Selain itu, di tiap RW juga memiliki musholla. “Di Dukuh Kedawung, Pak Kiai Muslim Assalamy juga mendirikan Pondok Pesantren dan mengajari santri-santri dari berbagai daerah mengaji. Di Dukuh Seti juga ada Pak Ali Alhafiz yang mendirikan Pondok Pesantren hafalan Quran, jadi sudah lengkap kalau Dukuhseti saat ini sudah berubah dan tidak seperti dulu lagi,” tukas dia.

Untuk di Dukuh Purbo sendiri, kata Ngalimun, sejak didirikannya Musholla oleh almarhum Nastain, adik ipar saya, juga sudah berubah. “Kalau di Purbo dulu sangat ngeri, di sana gak kenal sholat. Tapi sejak ada musholla, para warga sekitar yang dulu kenalnya hanya bertani dan melaut serta di tambak, kini sudah banyak yang mau mengaji, sholat, yasinan, tahlilan dan menjalankan ibadah,” jelas dia.

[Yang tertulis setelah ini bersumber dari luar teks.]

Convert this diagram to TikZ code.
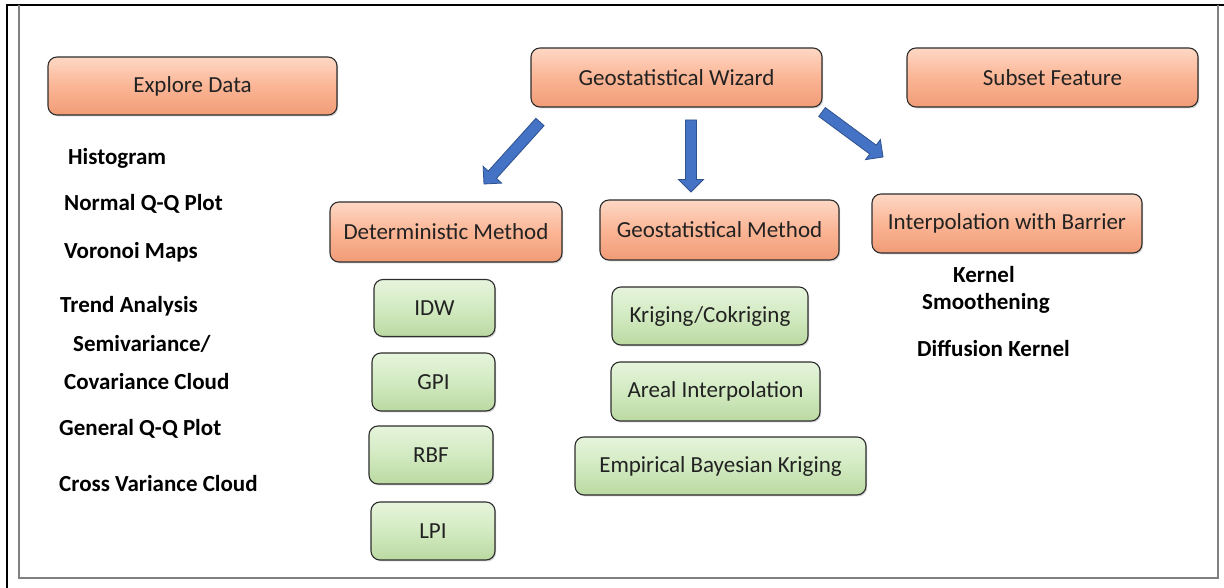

Apalagi, saat ini Desa Dukuhseti juga memiliki beberapa tokoh Islam yang sudah dikenal publik. “Seperti Mbah KH. Ahmad Khoirun Nasikin Marzuqi, H Marwan Jafar yang saat ini menjadi menteri, juga tokoh lokal seperti Pak Kiai Muslim Assalamy, Multazam, Kiai Asmawi Hasan, Islahuddin, Kiai Sudarji, Pak Solhan, Supriyanto, Kiai Amar Ma’ruf, Ali Alhafiz, H Mansur, Kiai Toha Alhafiz dan sebagainya juga meneguhkan bahwa Dukuhseti Kota Santri,” bebernya.

Untuk pendidikan Islam, kata Ngalimun, Desa Dukuhseti juga memiliki puluhan sekolah Islam di bawah beberapa yayasan. “Di Tanggul ada MTs, di Dukuh Seti ada MI, di Dukuh Kulon juga ada MI, di Selempung ada SMK Telkom berbasis Pondok, di Selempung juga ada MI dan sebagainya. Hal itu menunjukkan Dukuhseti memang bebas dari preman dan stigma buruk itu harus dihapus,” harap dia.

Saat ini, jamaah pengajian para ibu-ibu baik dari muslimat maupun fatayat juga sudah ramai digalakkan di RT-RT dan di musholla-musholla. Banyak pula TPQ maupun TPA berdiri dan anak-anak belajar mengaji.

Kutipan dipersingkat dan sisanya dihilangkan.